O Datsun viveu connosco muitos anos antes de ser vendido para um emigrante suíço e foi daqueles automóveis que ficou na minha memória. Foi nele que a minha mãe aprendeu a conduzir, foi nele que fazíamos as viagens para o Algarve (mais de 600 km por estradas nacionais – um dia de viagem) e mesmo para Vieira de Leiria. Calcorreou o país e fez parte da minha infância. Dormia no banco de trás – antes do meu irmão nascer e me tirar o lugar com o berço – tudo sem cinto de segurança.
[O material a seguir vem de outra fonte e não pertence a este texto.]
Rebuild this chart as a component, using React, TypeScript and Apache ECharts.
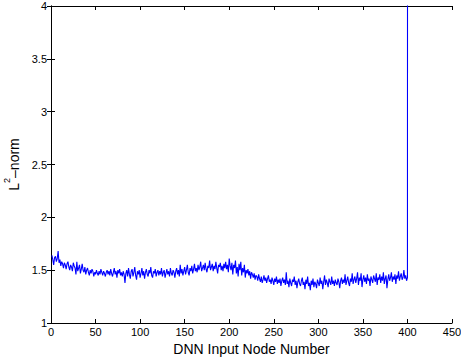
import React, { useEffect, useRef } from "react";
import * as echarts from "echarts";

const xTicks = [0, 50, 100, 150, 200, 250, 300, 350, 400, 450];
const yTicks = [1, 1.5, 2, 2.5, 3, 3.5, 4];

// L2-norm of each DNN input node (nodes 1..400)
const norms1: number[] = [
  1.64, 1.60, 1.55, 1.62, 1.63, 1.58, 1.61, 1.68, 1.57, 1.60, 1.54, 1.58, 1.56, 1.52, 1.57, 1.55, 1.51, 1.56, 1.58, 1.53,
  1.50, 1.55, 1.53, 1.49, 1.57, 1.54, 1.52, 1.46, 1.58, 1.49, 1.52, 1.55, 1.47, 1.51, 1.56, 1.50, 1.48, 1.53, 1.46, 1.50,
  1.52, 1.48, 1.45, 1.50, 1.47, 1.51, 1.49, 1.44, 1.48, 1.46, 1.50, 1.47, 1.45, 1.49, 1.46, 1.51, 1.48, 1.45, 1.49, 1.47,
  1.44, 1.48, 1.50, 1.46, 1.49, 1.45, 1.51, 1.47, 1.44, 1.48, 1.52, 1.46, 1.49, 1.43, 1.50, 1.47, 1.51, 1.45, 1.48, 1.44,
  1.49, 1.46, 1.38, 1.47, 1.50, 1.44, 1.52, 1.46, 1.42, 1.49, 1.51, 1.44, 1.48, 1.53, 1.45, 1.41, 1.49, 1.46, 1.50, 1.43,
];
const norms2: number[] = [
  1.47, 1.52, 1.45, 1.49, 1.42, 1.48, 1.51, 1.46, 1.44, 1.50, 1.47, 1.53, 1.45, 1.43, 1.49, 1.47, 1.51, 1.44, 1.48, 1.50,
  1.45, 1.49, 1.46, 1.52, 1.44, 1.48, 1.50, 1.43, 1.47, 1.51, 1.46, 1.49, 1.44, 1.52, 1.47, 1.45, 1.50, 1.48, 1.43, 1.49,
  1.52, 1.46, 1.50, 1.44, 1.55, 1.47, 1.51, 1.45, 1.49, 1.53, 1.46, 1.50, 1.55, 1.48, 1.45, 1.52, 1.49, 1.54, 1.47, 1.51,
  1.56, 1.49, 1.52, 1.48, 1.55, 1.50, 1.53, 1.58, 1.49, 1.52, 1.55, 1.50, 1.57, 1.51, 1.48, 1.54, 1.52, 1.59, 1.50, 1.53,
  1.56, 1.49, 1.54, 1.51, 1.58, 1.52, 1.47, 1.55, 1.53, 1.57, 1.50, 1.54, 1.49, 1.56, 1.52, 1.58, 1.51, 1.55, 1.48, 1.61,
];
const norms3: number[] = [
  1.54, 1.50, 1.57, 1.46, 1.55, 1.52, 1.59, 1.47, 1.53, 1.44, 1.56, 1.50, 1.58, 1.45, 1.52, 1.48, 1.55, 1.43, 1.50, 1.47,
  1.51, 1.45, 1.49, 1.42, 1.48, 1.46, 1.43, 1.47, 1.41, 1.45, 1.44, 1.40, 1.46, 1.42, 1.39, 1.44, 1.38, 1.41, 1.45, 1.40,
  1.43, 1.38, 1.42, 1.45, 1.39, 1.41, 1.37, 1.43, 1.40, 1.36, 1.42, 1.39, 1.44, 1.37, 1.41, 1.38, 1.42, 1.35, 1.40, 1.43,
  1.38, 1.41, 1.36, 1.48, 1.37, 1.40, 1.34, 1.42, 1.38, 1.35, 1.41, 1.39, 1.44, 1.36, 1.40, 1.33, 1.39, 1.42, 1.37, 1.35,
  1.40, 1.43, 1.36, 1.39, 1.32, 1.41, 1.37, 1.44, 1.35, 1.38, 1.31, 1.40, 1.36, 1.42, 1.34, 1.39, 1.37, 1.33, 1.41, 1.38,
];
const norms4: number[] = [
  1.35, 1.43, 1.37, 1.40, 1.32, 1.39, 1.45, 1.36, 1.41, 1.38, 1.34, 1.42, 1.39, 1.36, 1.44, 1.37, 1.40, 1.35, 1.41, 1.38,
  1.36, 1.42, 1.39, 1.33, 1.40, 1.43, 1.37, 1.41, 1.38, 1.46, 1.36, 1.40, 1.44, 1.38, 1.35, 1.42, 1.39, 1.47, 1.37, 1.41,
  1.44, 1.38, 1.42, 1.48, 1.36, 1.43, 1.40, 1.47, 1.34, 1.41, 1.45, 1.39, 1.43, 1.37, 1.46, 1.40, 1.42, 1.35, 1.44, 1.41,
  1.38, 1.45, 1.42, 1.39, 1.47, 1.36, 1.43, 1.41, 1.46, 1.38, 1.44, 1.40, 1.48, 1.37, 1.42, 1.45, 1.33, 1.41, 1.46, 1.40,
  1.43, 1.48, 1.39, 1.44, 1.41, 1.46, 1.37, 1.45, 1.42, 1.49, 1.40, 1.44, 1.47, 1.41, 1.43, 1.50, 1.42, 1.45, 1.40, 1.43,
];
// nodes beyond 400 have a very large norm (off the chart)
const outlierNodes = [401, 402];
const outlierValues = [40, 40];

const FONT = "Liberation Sans, Arial, sans-serif";

export default function App() {
  const ref = useRef<HTMLDivElement>(null);
  useEffect(() => {
    const chart = echarts.init(ref.current!, undefined, { renderer: "svg" });
    const values = [...norms1, ...norms2, ...norms3, ...norms4];
    const data: [number, number][] = values.map((v, i) => [i + 1, v]);
    outlierNodes.forEach((n, i) => data.push([n, outlierValues[i]]));
    const axisLine = { show: true, lineStyle: { color: "#000", width: 1 } };
    const tick = { show: true, inside: true, length: 4, lineStyle: { color: "#000" } };
    chart.setOption({
      animation: false,
      backgroundColor: "#fff",
      grid: { left: 51, right: 9, top: 6, bottom: 37, containLabel: false, outerBoundsMode: "none" },
      xAxis: [
        {
          type: "value",
          min: xTicks[0],
          max: xTicks[xTicks.length - 1],
          interval: 50,
          axisLine,
          axisTick: tick,
          splitLine: { show: false },
          axisLabel: { color: "#000", fontFamily: FONT, fontSize: 11, margin: 3 },
          name: "DNN Input Node Number",
          nameLocation: "middle",
          nameGap: 18,
          nameTextStyle: { color: "#000", fontFamily: FONT, fontSize: 14 },
        },
        {
          type: "value",
          position: "top",
          min: xTicks[0],
          max: xTicks[xTicks.length - 1],
          interval: 50,
          axisLine,
          axisTick: tick,
          splitLine: { show: false },
          axisLabel: { show: false },
        },
      ],
      yAxis: [
        {
          type: "value",
          min: yTicks[0],
          max: yTicks[yTicks.length - 1],
          interval: 0.5,
          axisLine,
          axisTick: tick,
          splitLine: { show: false },
          axisLabel: { color: "#000", fontFamily: FONT, fontSize: 11, margin: 4 },
          name: "{b|L}{sup|2}{b|–norm}",
          nameLocation: "middle",
          nameRotate: 90,
          nameGap: 27,
          nameTextStyle: {
            color: "#000",
            fontFamily: FONT,
            fontSize: 14,
            rich: {
              b: { color: "#000", fontFamily: FONT, fontSize: 14, lineHeight: 18, verticalAlign: "bottom" },
              sup: { color: "#000", fontFamily: FONT, fontSize: 9, lineHeight: 18, verticalAlign: "top", padding: [0, 0, 6, 0] },
            },
          },
        },
        {
          type: "value",
          position: "right",
          min: yTicks[0],
          max: yTicks[yTicks.length - 1],
          interval: 0.5,
          axisLine,
          axisTick: tick,
          splitLine: { show: false },
          axisLabel: { show: false },
        },
      ],
      series: [
        {
          type: "line",
          data,
          showSymbol: false,
          symbol: "none",
          clip: true,
          lineStyle: { color: "#0000ff", width: 1.1 },
          itemStyle: { color: "#0000ff" },
        },
      ],
    });
    return () => chart.dispose();
  }, []);
  return <div ref={ref} style={{ width: 461, height: 360, position: "absolute", left: 0, top: 0 }} />;
}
Eram tempos diferentes onde valorizávamos muito a família, o convívio, os passeios. Mas é também importante refletirmos para a evolução que o setor automóvel teve, onde após a indústria automóvel ter conseguido implementar os seus modelos, foi o momento de valorizar questões como a segurança – ativa e passiva – o cinto de segurança, estruturas deformáveis (quando antes se considerava que uma chapa forte é que era seguro), o ABS, o ESP, os airbags.
Hoje, os nossos filhos não assistiram a esta transição de um mundo fascinante. Nasceram com a internet, o ar condicionado, a automatização, a IA, o turbo nos automóveis, as autoestradas, e por aí em diante.
Sinto-me um privilegiado por ter experienciado esta enorme transição que me deixou memórias de um tempo que agora só pode ser contado por imagens ou pelos coleccionadores.